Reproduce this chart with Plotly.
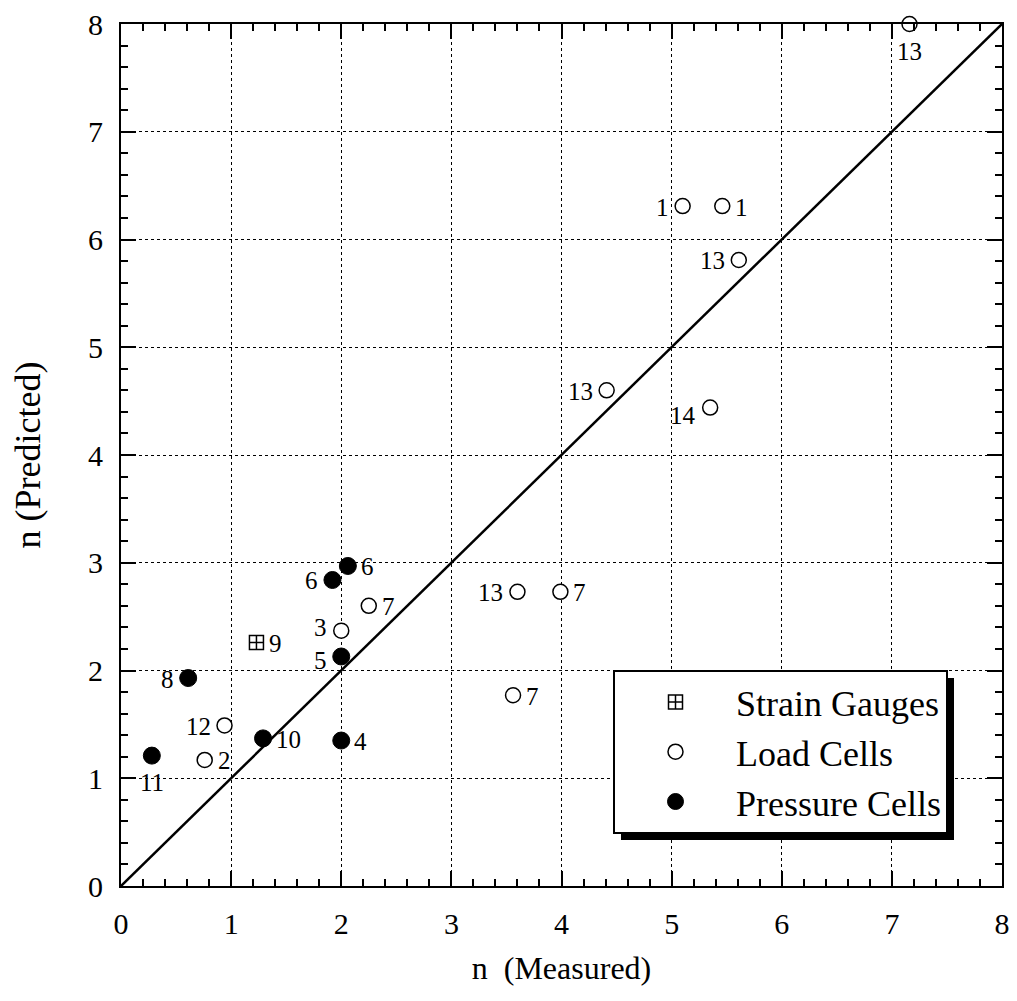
import plotly.graph_objects as go

# ---- data ----
load_x = [7.16, 5.10, 5.46, 5.61, 4.41, 5.35, 3.60, 3.99, 3.56, 2.25, 2.00, 0.94, 0.76]
load_y = [8.00, 6.31, 6.31, 5.81, 4.60, 4.44, 2.73, 2.73, 1.77, 2.60, 2.37, 1.49, 1.17]
load_lbl = ["13", "1", "1", "13", "13", "14", "13", "7", "7", "7", "3", "12", "2"]

press_x = [1.92, 2.06, 2.00, 0.61, 1.29, 2.00, 0.28]
press_y = [2.84, 2.97, 2.13, 1.93, 1.37, 1.35, 1.21]
press_lbl = ["6", "6", "5", "8", "10", "4", "11"]

strain_x = [1.23]
strain_y = [2.26]
strain_lbl = ["9"]

line_x = [0, 8]
line_y = [0, 8]

x_ticks = [0, 1, 2, 3, 4, 5, 6, 7, 8]
y_ticks = [0, 1, 2, 3, 4, 5, 6, 7, 8]

# label placement (style): L = left, R = right, B = below, BL = below-left,
# LU = left, nudged up; LD = left, nudged down
load_pos = ["B", "L", "R", "L", "L", "BL", "L", "R", "R", "R", "LU", "L", "R"]
press_pos = ["L", "R", "LD", "L", "R", "R", "B"]
strain_pos = ["R"]

FONT = "Liberation Serif"

fig = go.Figure()

fig.add_trace(go.Scatter(x=line_x, y=line_y, mode="lines",
                         line=dict(color="black", width=2.5),
                         showlegend=False, hoverinfo="skip"))

fig.add_trace(go.Scatter(x=strain_x, y=strain_y, mode="markers", name="Strain Gauges",
                         marker=dict(symbol="square-cross-open", size=14, color="black",
                                     line=dict(width=1.5, color="black")),
                         cliponaxis=False))
fig.add_trace(go.Scatter(x=load_x, y=load_y, mode="markers", name="Load Cells",
                         marker=dict(symbol="circle", size=15, color="white",
                                     line=dict(width=1.5, color="black")),
                         cliponaxis=False))
fig.add_trace(go.Scatter(x=press_x, y=press_y, mode="markers", name="Pressure Cells",
                         marker=dict(symbol="circle", size=17, color="black",
                                     line=dict(width=1, color="black")),
                         cliponaxis=False))

annos = []
for xs, ys, lb, pos in [(load_x, load_y, load_lbl, load_pos),
                        (press_x, press_y, press_lbl, press_pos),
                        (strain_x, strain_y, strain_lbl, strain_pos)]:
    for xv, yv, t, p in zip(xs, ys, lb, pos):
        a = dict(x=xv, y=yv, text=t, showarrow=False,
                 font=dict(family=FONT, size=25, color="black"))
        if p == "L":
            a.update(xanchor="right", yanchor="middle", xshift=-12, yshift=-1)
        elif p == "LU":
            a.update(xanchor="right", yanchor="middle", xshift=-12, yshift=3)
        elif p == "LD":
            a.update(xanchor="right", yanchor="middle", xshift=-12, yshift=-4)
        elif p == "R":
            a.update(xanchor="left", yanchor="middle", xshift=11, yshift=-1)
        elif p == "B":
            a.update(xanchor="center", yanchor="middle", yshift=-27)
        elif p == "BL":
            a.update(xanchor="right", yanchor="middle", xshift=-12, yshift=-8)
        annos.append(a)

axis_common = dict(
    range=[0, 8], showline=True, linecolor="black", linewidth=2, mirror="ticks",
    ticks="inside", ticklen=15, tickwidth=1.5, tickcolor="black",
    showgrid=True, gridcolor="black", gridwidth=1, griddash="dot",
    zeroline=False, tickfont=dict(family=FONT, size=30, color="black"),
    minor=dict(dtick=0.2, ticks="inside", ticklen=7, tickwidth=1.5, tickcolor="black",
               showgrid=False),
    ticklabelstandoff=10, automargin=False,
)

fig.update_xaxes(**axis_common, tickvals=x_ticks,
                 title=dict(text="n  (Measured)", font=dict(family=FONT, size=32, color="black"),
                            standoff=18))
fig.update_yaxes(**axis_common, tickvals=y_ticks,
                 title=dict(text="n (Predicted)", font=dict(family=FONT, size=36, color="black"),
                            standoff=36))

W, H = 1017, 1001
ml, mr, mt, mb = 121, 15, 24, 115
pw, ph = W - ml - mr, H - mt - mb

def px2x(p):
    return (p - ml) / pw

def px2y(p):
    return (H - mb - p) / ph

# legend drop shadow
fig.add_shape(type="rect", xref="paper", yref="paper",
              x0=px2x(621), x1=px2x(954), y0=px2y(840), y1=px2y(678),
              fillcolor="black", line=dict(width=0), layer="above")

fig.update_layout(
    width=W, height=H,
    margin=dict(l=ml, r=mr, t=mt, b=mb, autoexpand=False),
    plot_bgcolor="white", paper_bgcolor="white",
    font=dict(family=FONT, color="black"),
    annotations=annos,
    legend=dict(x=px2x(613), y=px2y(670), xanchor="left", yanchor="top",
                bgcolor="white", bordercolor="black", borderwidth=2,
                font=dict(family=FONT, size=36, color="black"),
                itemsizing="trace", itemwidth=111, tracegroupgap=0),
)

fig.write_html("out.html")
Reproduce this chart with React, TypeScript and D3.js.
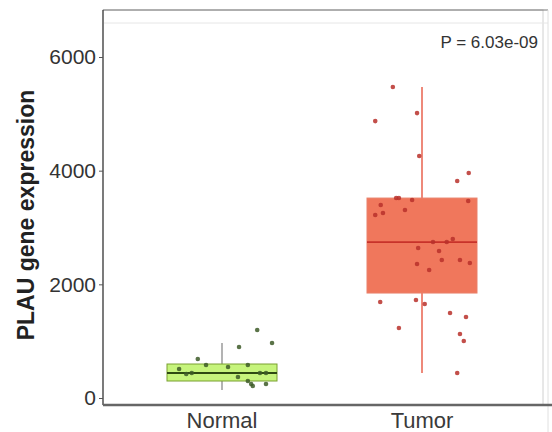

### THE REQUEST
Of the lines in the listing, how many hold the word "chart"? Nothing but the number is needed.

### CORRECT RESPONSE
2